Lolita, niña, valiente Dolly Schiller”. Si, como escribió Walter Benjamin,
la barbarie está en la base de toda gran obra de arte, ¿cómo representar una
obra así sin caer en la justificación de ese abuso pero tampoco en la
mojigatería?
¿Es Lolita un “homenaje a las ninfas”, como la llama Roberto
Calasso, o la historia de un pedófilo cínico que se sale con la suya? Ni
una ni otra. Acaso la portada ideal para un libro como éste no existe, en tanto
que para representar debidamente la textura de un trama así es necesario
considerar la combinación de todas las portadas que se han hecho hasta ahora.

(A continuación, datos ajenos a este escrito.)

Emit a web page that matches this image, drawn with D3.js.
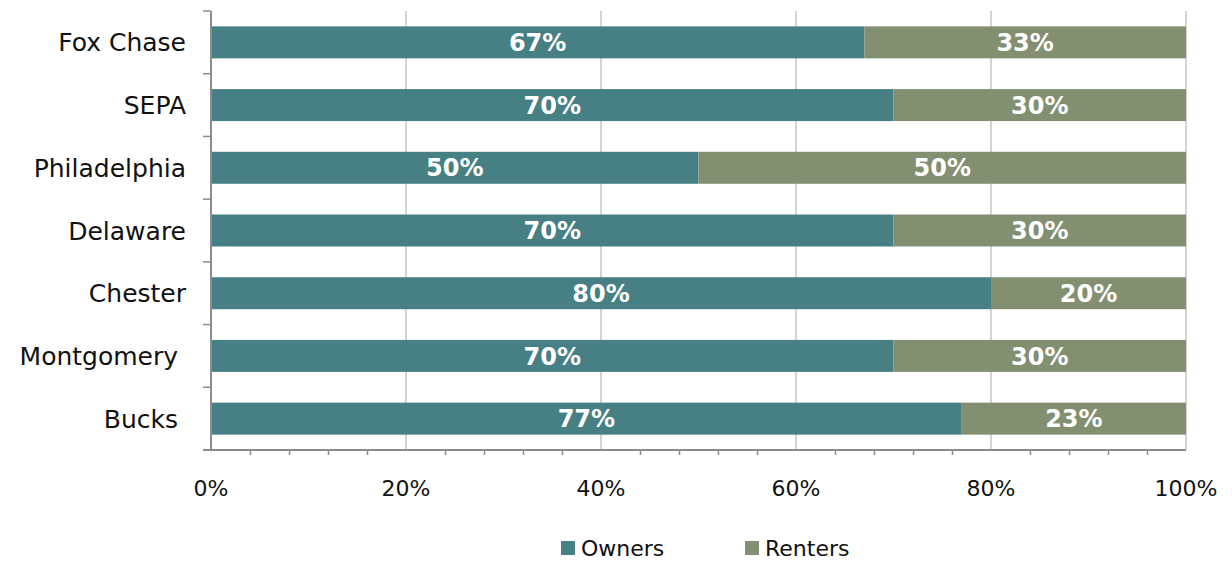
<!DOCTYPE html>
<html>
<head>
<meta charset="utf-8">
<script src="https://cdn.jsdelivr.net/npm/d3@7"></script>
<style>
  body { margin: 0; background: #fff; }
  svg text { font-family: "Century Gothic", "DejaVu Sans", sans-serif; }
</style>
</head>
<body>
<div id="chart"></div>
<script>
// data
var regions = ["Fox Chase", "SEPA", "Philadelphia", "Delaware", "Chester", "Montgomery ", "Bucks "];
var owners = [67, 70, 50, 70, 80, 70, 77];
var renters = [33, 30, 50, 30, 20, 30, 23];
var seriesNames = ["Owners", "Renters"];
var xTicks = [0, 20, 40, 60, 80, 100];

var w = 1232, h = 562;
var margin = {top: 11, right: 46, bottom: 112, left: 211};
var ownerColor = "#467f84";
var renterColor = "#838f71";
var axisGrey = "#8c8c8c";
var gridGrey = "#d4d4d4";

var svg = d3.select("#chart").append("svg").attr("width", w).attr("height", h);

var x = d3.scaleLinear().domain([0, 100]).range([margin.left, w - margin.right]);
var y = d3.scaleBand().domain(regions).range([margin.top, h - margin.bottom]).paddingInner(0.49).paddingOuter(0.245);

var rows = regions.map(function(r, i) {
    return {region: r, Owners: owners[i], Renters: renters[i]};
});
var stack = d3.stack().keys(seriesNames)(rows);
var color = d3.scaleOrdinal().domain(seriesNames).range([ownerColor, renterColor]);

// gridlines
svg.append("g").selectAll("line").data(xTicks.slice(1)).enter().append("line")
    .attr("x1", function(d) { return x(d); })
    .attr("x2", function(d) { return x(d); })
    .attr("y1", margin.top)
    .attr("y2", h - margin.bottom)
    .attr("stroke", gridGrey)
    .attr("stroke-width", 2);

// bars
var layers = svg.append("g").selectAll("g").data(stack).enter().append("g")
    .attr("fill", function(d) { return color(d.key); });
layers.selectAll("rect").data(function(d) { return d; }).enter().append("rect")
    .attr("x", function(d) { return x(d[0]); })
    .attr("width", function(d) { return x(d[1]) - x(d[0]); })
    .attr("y", function(d) { return y(d.data.region); })
    .attr("height", y.bandwidth());

// value labels
layers.selectAll("text").data(function(d) { return d; }).enter().append("text")
    .attr("x", function(d) { return (x(d[0]) + x(d[1])) / 2; })
    .attr("y", function(d) { return y(d.data.region) + y.bandwidth() / 2; })
    .attr("dy", "0.36em")
    .attr("text-anchor", "middle")
    .attr("fill", "white")
    .attr("font-weight", "bold")
    .attr("font-size", "24px")
    .text(function(d) { return (d[1] - d[0]) + "%"; });

// y axis: line with ticks on band edges
var yAxisG = svg.append("g");
yAxisG.append("line")
    .attr("x1", margin.left).attr("x2", margin.left)
    .attr("y1", margin.top).attr("y2", h - margin.bottom)
    .attr("stroke", axisGrey).attr("stroke-width", 2);
var step = y.step();
var edges = d3.range(regions.length + 1).map(function(i) { return margin.top + i * step; });
yAxisG.selectAll("line.tick").data(edges).enter().append("line")
    .attr("class", "tick")
    .attr("x1", margin.left - 8).attr("x2", margin.left)
    .attr("y1", function(d) { return d; }).attr("y2", function(d) { return d; })
    .attr("stroke", axisGrey).attr("stroke-width", 1.5);
yAxisG.selectAll("text").data(regions).enter().append("text")
    .attr("x", margin.left - 25)
    .attr("y", function(d) { return y(d) + y.bandwidth() / 2; })
    .attr("dy", "0.36em")
    .attr("text-anchor", "end")
    .style("white-space", "pre")
    .attr("font-size", "25px")
    .attr("fill", "#111")
    .text(function(d) { return d; });

// x axis
var xAxis = d3.axisBottom(x)
    .tickValues(d3.range(0, 101, 4))
    .tickSize(5)
    .tickFormat("");
var xAxisG = svg.append("g")
    .attr("transform", "translate(0," + (h - margin.bottom) + ")")
    .call(xAxis);
xAxisG.select(".domain").attr("stroke", axisGrey).attr("stroke-width", 2)
    .attr("d", "M" + (margin.left - 8) + ",0H" + (w - margin.right));
xAxisG.selectAll(".tick line").attr("stroke", axisGrey).attr("stroke-width", 1.5);
xAxisG.selectAll(".tick line").filter(function(d) { return d % 20 === 0; }).attr("y2", 0);

svg.append("g").selectAll("text").data(xTicks).enter().append("text")
    .attr("x", function(d) { return x(d); })
    .attr("y", h - margin.bottom + 46)
    .attr("text-anchor", "middle")
    .attr("font-size", "22px")
    .attr("fill", "#111")
    .text(function(d) { return d + "%"; });

// legend
var legendX = [561, 745];
var legend = svg.append("g").selectAll("g").data(seriesNames).enter().append("g")
    .attr("transform", function(d, i) { return "translate(" + legendX[i] + "," + 541 + ")"; });
legend.append("rect")
    .attr("width", 14).attr("height", 14)
    .attr("fill", function(d) { return color(d); });
legend.append("text")
    .attr("x", 20).attr("y", 7)
    .attr("dy", "0.36em")
    .attr("font-size", "22px")
    .attr("fill", "#111")
    .text(function(d) { return d; });
</script>
</body>
</html>
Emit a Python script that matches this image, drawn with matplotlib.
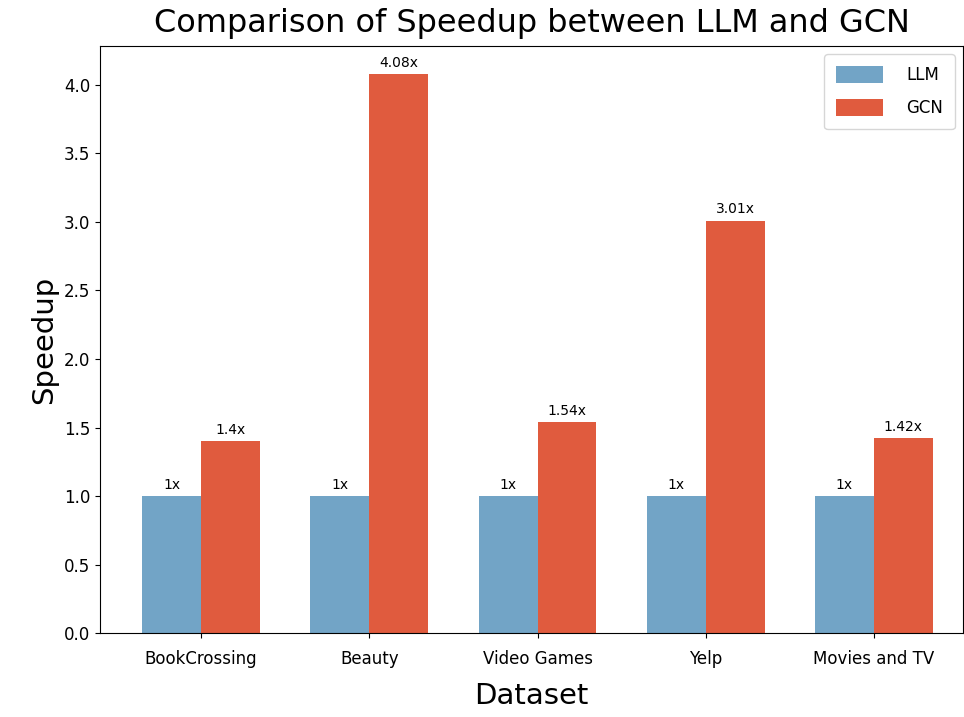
import matplotlib
matplotlib.use("Agg")
import matplotlib.pyplot as plt
import numpy as np

datasets = ["BookCrossing", "Beauty", "Video Games", "Yelp", "Movies and TV"]
llm_speedup = [1, 1, 1, 1, 1]
gcn_speedup = [1.4, 4.08, 1.54, 3.01, 1.42]
llm_labels = ["1x", "1x", "1x", "1x", "1x"]
gcn_labels = ["1.4x", "4.08x", "1.54x", "3.01x", "1.42x"]

BLUE = "#72A4C6"
RED = "#E05B3E"

plt.rcParams.update({"font.family": ["DejaVu Sans"]})

fig = plt.figure(figsize=(9.64, 7.17), dpi=100)
ax = fig.add_axes([0.104, 0.117, 0.895, 0.819])

x = np.arange(len(datasets))
width = 0.35
b1 = ax.bar(x - width / 2, llm_speedup, width, color=BLUE, label="LLM")
b2 = ax.bar(x + width / 2, gcn_speedup, width, color=RED, label="GCN")

for bars, labels in ((b1, llm_labels), (b2, gcn_labels)):
    for bar, lab in zip(bars, labels):
        ax.annotate(lab, (bar.get_x() + bar.get_width() / 2, bar.get_height()),
                    xytext=(0, 3), textcoords="offset points",
                    ha="center", va="bottom", fontsize=10)

ax.set_xlim(-0.6, 4.53)
ax.set_ylim(0, 4.284)
ax.set_xticks(x, datasets, fontsize=12)
ax.tick_params(axis="x", pad=9)
ax.tick_params(axis="y", labelsize=12)
ax.set_xlabel("Dataset", fontsize=21, labelpad=10)
ax.set_ylabel("Speedup", fontsize=21)
ax.set_title("Comparison of Speedup between LLM and GCN", fontsize=23, pad=10)
ax.legend(fontsize=12, loc="upper right", labelspacing=0.9,
          handlelength=2.8, handleheight=1.2, borderpad=0.7, handletextpad=1.4)

fig.savefig("out.png", dpi=100)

En su ensayo “Los hombres me explican Lolita”, Rebecca
Solnit habla de cómo el canon literario occidental está lleno de historias
sobre mujeres que les han sido arrebatadas a las mujeres mismas al poner a los
hombres en primer plano, historias que no solo no contemplan las experiencias
femeninas, sino que pintan momentos de crueldad y degradación hacia las mujeres
como actividades emocionantes que uno puede hacer, actos de arrojo y rebeldía
como los de Humbert.
Con esto no quiero decir que no hay que leer Lolita. Todo lo contrario:
hay que leerla más, leerla y releerla echando mano de cosas que sabemos o
intuimos los lectores de hoy y que antes pasaban desapercibidas. Si la
portada de un libro debe responder al espíritu de su tiempo, la de Kim lo hace
con éxito al abrir el debate sobre las representaciones del personaje de Lolita
y obligarnos a ejercitar un sentido crítico que pone el bienestar de las
mujeres al centro de la discusión. Los tiempos cambian, por fortuna, y exigen
nuevas formas de percibir la realidad. No tenemos que elegir una portada
definitiva, pero sí es nuestra labor observar y comprender las transformaciones
que los libros sufren, cosas vivas como son, dentro de sus páginas y fuera de
ellas.
(*) Nació
en México. Estudió Ciencia Política en el ITAM y Filosofía en la New School for
Social Research. Escribe, traduce y edita. En 2015 fundó Ediciones Antílope.